I would call them the easier option for producers, who are the ones making the calls at the end of the day - not only because they don’t have to make design decisions, but because they can more easily measure the number of polygons on a horse’s left nut than decide how well-utilised the same number of polygons are between different stylised designs, and we all know how tech investors love Metrics.
That’s true as far as it goes, but there’s a little more to it than that. AAA studios have a vested economic interest in promoting the idea that hyper-photorealism is what it means for a game to have good graphics because it allows them to exercise a de facto monopoly on “good graphics”.
The single unchallengable advantage that AAA studios have over their independent counterparts is access to labour. You can’t guarantee that a game’s visuals have a competent aesthetic thesis by throwing person-hours at it, but you can shadow-map every individual wrinkle on the protagonist’s horse’s nutsack; thus, by defining the quality of a game’s graphics purely in terms of whatever is the most labour-intensive to produce – which, for the moment, happens to be hyper-photorealism – one arrives at a situation where only AAA games can be said to have good graphics.

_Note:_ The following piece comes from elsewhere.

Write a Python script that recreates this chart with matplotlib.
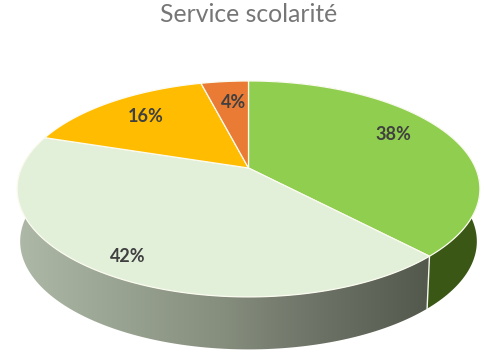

It’s that “for the moment” that we need to watch out for, incidentally. There’s nothing special about hyper-photorealism other than the fact that it’s (presently) extremely labour-intensive to produce. The studios are perfectly capable of playing the same game with other approaches to visual design that make similar labour demands; “stylisation” in itself is no cure. The critical understanding is that these approaches are favoured because they’re hugely labour-intensive, which in turn permits the creation of de facto monopolies on their production. The crunch time isn’t an incidental by-product of arbitrary aesthetic choices – it’s the whole point.
(This is a big part of why I’ve never been comfortable with the whole “I want games with worse graphics” thing. Yes, we should challenge AAA labour practices; however, by equating “graphics which are less labour-intensive to produce” with “worse graphics”, we’re allowing the AAA marketing apparatus to define the terms of the discussion.)